The response to a stalling economy, and millions unemployed, and protests in the streets and people being trampled to death in food riots, will be to round up as many people as possible and find some great patriotic project to keep them occupied.
I would expect a Great Public Works program based on the New Deal - dams, railways, highways, and whole new cities of concrete and steel. And they could spare a few million people for a Peace Corp to go over to Africa and builds some mines and farms and railways there. Given their trillion-dollars reserves this isn't unrealistic.
New Deal, meet the Great Leap Forward. The one thing the leadership in China fears more than anything else is popular discontent. Social harmony is the justification for Party Rule.

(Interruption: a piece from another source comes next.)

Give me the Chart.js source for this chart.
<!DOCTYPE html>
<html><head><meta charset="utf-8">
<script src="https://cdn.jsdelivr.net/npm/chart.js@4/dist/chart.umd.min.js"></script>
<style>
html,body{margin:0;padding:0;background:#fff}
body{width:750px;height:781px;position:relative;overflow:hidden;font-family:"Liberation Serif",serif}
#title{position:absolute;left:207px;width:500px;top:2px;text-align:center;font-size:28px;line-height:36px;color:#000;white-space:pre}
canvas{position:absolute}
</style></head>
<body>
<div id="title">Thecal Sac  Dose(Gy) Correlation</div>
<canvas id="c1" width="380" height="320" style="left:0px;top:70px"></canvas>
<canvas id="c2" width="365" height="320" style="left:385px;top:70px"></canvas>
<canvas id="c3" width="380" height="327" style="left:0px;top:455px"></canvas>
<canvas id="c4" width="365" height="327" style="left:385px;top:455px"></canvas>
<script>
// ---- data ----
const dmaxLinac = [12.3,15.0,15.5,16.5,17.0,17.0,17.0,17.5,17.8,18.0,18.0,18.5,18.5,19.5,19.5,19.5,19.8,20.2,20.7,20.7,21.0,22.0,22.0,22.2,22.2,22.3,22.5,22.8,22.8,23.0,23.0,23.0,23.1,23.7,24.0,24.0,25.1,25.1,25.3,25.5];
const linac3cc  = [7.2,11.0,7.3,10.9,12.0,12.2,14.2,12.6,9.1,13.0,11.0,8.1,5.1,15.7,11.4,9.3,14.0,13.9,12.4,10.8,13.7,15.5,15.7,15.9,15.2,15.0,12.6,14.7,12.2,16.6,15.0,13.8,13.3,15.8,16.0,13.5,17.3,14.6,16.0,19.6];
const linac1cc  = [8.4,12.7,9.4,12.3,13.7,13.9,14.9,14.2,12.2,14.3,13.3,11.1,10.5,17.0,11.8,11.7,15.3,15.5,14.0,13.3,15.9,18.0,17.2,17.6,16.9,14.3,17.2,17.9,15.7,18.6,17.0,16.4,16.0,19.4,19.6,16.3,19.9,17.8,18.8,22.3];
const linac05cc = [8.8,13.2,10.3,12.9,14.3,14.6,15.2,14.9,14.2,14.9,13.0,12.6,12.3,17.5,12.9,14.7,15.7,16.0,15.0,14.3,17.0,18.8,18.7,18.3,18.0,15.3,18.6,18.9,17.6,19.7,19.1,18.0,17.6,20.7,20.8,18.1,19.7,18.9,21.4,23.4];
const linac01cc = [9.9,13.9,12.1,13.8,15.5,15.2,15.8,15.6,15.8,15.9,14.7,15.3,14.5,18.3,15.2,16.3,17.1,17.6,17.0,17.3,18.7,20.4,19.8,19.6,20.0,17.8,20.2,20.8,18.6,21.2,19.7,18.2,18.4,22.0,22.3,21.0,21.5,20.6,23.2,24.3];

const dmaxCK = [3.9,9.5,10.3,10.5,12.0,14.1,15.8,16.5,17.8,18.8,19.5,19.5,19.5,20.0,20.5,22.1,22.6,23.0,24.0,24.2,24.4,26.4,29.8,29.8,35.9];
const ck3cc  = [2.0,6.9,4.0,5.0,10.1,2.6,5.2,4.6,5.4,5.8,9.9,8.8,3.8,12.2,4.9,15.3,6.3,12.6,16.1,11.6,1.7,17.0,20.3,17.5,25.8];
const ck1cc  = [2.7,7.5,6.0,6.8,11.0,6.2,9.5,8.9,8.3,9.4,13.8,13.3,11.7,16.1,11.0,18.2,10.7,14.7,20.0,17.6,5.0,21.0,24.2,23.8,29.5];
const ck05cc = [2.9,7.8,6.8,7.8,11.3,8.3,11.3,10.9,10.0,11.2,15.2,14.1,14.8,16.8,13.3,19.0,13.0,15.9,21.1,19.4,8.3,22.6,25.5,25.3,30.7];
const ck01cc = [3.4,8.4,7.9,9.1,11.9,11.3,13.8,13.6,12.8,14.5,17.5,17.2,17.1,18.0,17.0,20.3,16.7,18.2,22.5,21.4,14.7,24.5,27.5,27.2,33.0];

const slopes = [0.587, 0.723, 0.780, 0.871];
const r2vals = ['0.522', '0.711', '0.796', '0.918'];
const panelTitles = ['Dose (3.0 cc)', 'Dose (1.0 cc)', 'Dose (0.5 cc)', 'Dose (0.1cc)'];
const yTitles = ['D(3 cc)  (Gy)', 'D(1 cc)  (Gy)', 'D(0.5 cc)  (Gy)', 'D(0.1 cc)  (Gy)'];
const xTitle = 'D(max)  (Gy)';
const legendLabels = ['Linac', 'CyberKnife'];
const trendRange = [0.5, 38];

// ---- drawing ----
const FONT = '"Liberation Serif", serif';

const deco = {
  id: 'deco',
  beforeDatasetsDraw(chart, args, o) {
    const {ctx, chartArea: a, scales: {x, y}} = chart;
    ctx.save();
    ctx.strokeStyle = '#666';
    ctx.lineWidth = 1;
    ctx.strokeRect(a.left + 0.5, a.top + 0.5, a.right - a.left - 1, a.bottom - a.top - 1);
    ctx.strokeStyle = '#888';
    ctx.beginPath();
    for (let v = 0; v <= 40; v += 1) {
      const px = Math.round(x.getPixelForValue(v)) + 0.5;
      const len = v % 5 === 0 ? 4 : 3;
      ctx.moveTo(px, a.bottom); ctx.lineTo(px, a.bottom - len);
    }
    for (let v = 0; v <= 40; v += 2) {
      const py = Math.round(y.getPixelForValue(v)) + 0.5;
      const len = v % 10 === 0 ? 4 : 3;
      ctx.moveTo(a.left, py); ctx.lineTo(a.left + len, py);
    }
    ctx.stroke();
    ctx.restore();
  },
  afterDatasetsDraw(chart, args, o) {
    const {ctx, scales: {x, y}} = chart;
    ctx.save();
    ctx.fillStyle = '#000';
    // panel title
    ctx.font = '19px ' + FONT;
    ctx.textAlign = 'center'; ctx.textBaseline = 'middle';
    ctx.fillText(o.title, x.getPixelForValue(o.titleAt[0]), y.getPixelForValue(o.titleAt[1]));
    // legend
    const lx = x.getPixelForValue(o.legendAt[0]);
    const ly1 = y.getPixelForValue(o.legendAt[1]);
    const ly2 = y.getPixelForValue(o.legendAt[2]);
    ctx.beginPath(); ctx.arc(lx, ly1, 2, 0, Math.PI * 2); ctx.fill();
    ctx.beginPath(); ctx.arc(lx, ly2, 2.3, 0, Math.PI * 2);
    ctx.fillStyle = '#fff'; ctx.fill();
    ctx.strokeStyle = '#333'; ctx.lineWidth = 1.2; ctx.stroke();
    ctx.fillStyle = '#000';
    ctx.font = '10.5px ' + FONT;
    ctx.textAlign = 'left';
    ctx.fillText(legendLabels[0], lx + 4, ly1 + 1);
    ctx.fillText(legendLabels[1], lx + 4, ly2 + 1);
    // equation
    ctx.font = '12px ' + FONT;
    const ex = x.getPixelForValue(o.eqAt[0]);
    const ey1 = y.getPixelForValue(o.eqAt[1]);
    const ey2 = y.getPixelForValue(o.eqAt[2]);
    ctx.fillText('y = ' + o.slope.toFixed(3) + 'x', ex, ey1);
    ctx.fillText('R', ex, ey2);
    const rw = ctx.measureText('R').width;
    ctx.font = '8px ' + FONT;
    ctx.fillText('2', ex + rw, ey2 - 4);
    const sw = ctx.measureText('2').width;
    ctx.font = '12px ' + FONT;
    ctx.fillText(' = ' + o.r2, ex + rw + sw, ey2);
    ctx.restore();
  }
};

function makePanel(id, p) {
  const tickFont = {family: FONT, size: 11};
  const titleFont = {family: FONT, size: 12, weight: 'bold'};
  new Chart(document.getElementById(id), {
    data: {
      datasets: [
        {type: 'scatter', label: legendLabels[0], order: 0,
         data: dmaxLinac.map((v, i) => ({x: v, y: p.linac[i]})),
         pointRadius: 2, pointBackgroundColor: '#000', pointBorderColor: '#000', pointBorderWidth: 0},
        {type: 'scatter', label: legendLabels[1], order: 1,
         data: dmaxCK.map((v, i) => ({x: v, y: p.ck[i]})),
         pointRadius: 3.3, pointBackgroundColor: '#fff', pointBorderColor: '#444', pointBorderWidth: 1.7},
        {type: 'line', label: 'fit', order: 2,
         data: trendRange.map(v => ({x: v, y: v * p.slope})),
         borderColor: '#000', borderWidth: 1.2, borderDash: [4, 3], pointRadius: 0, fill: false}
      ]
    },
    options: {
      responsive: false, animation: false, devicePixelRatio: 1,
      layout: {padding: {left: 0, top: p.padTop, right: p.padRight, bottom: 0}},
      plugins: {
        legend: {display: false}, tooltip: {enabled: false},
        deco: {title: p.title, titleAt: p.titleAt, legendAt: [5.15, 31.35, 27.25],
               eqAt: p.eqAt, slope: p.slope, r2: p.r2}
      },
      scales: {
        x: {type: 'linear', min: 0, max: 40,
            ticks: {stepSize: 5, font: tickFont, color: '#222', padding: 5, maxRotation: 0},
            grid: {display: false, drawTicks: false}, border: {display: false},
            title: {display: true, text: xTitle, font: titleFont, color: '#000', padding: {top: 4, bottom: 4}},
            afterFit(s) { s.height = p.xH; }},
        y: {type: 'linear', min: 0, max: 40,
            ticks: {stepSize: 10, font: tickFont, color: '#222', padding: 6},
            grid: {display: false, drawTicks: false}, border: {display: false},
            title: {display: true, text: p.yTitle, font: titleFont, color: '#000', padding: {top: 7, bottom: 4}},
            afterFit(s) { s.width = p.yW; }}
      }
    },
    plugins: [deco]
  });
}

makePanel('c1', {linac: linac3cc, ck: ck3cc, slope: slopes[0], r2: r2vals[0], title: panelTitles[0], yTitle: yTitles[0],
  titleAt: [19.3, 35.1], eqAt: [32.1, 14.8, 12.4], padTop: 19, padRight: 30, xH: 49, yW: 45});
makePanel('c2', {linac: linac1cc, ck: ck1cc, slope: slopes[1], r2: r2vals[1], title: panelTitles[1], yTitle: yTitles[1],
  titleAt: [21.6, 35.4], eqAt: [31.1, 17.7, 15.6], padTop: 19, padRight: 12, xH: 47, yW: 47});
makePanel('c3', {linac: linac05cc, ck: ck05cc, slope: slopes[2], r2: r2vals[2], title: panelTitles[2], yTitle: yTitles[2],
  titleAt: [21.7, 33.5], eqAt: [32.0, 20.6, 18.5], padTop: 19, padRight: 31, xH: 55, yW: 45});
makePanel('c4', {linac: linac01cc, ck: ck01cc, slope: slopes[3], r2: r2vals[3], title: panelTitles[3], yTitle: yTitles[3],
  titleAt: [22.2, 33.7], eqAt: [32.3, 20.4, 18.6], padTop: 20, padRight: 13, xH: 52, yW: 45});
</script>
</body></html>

I don't think this is 1930 redux. It's 1908. 2007 was a re-run of the Panic of 07.
British power peaked in 1900 - they then had a 20 year bear market, during which time America rose to greatness. Likewise the USA peaked in 2000 with the dot-com boom, and has been sinking since (if you adjust for the falling dollar).
During Britain's long slide they experienced rising prices for commodities even as wages fell - because rising demand from the USA was affecting global demand.
Likewise, even though the USA is in the grip of deflation now, it is possible for rising demand from China to push up commodity prices.
Britain's Long Depression is a much better parallel than the Great Depression.
I know you think China is going to fall on it's face as sales to the USA slump. I agree, it will.
I just think that they will see this coming and use their reserves and status as a creditor nation to fund a public works program and a drive to create internal demand. They will inflate their money supply in order to make up for the dollars they no longer get from the USA. Instead of trying to rein in their banks, they will employ Keynesian stimulus.
It isn't a real market economy. They don't have to play by the rules. They can change the rules on the fly as politics and strategy dictate.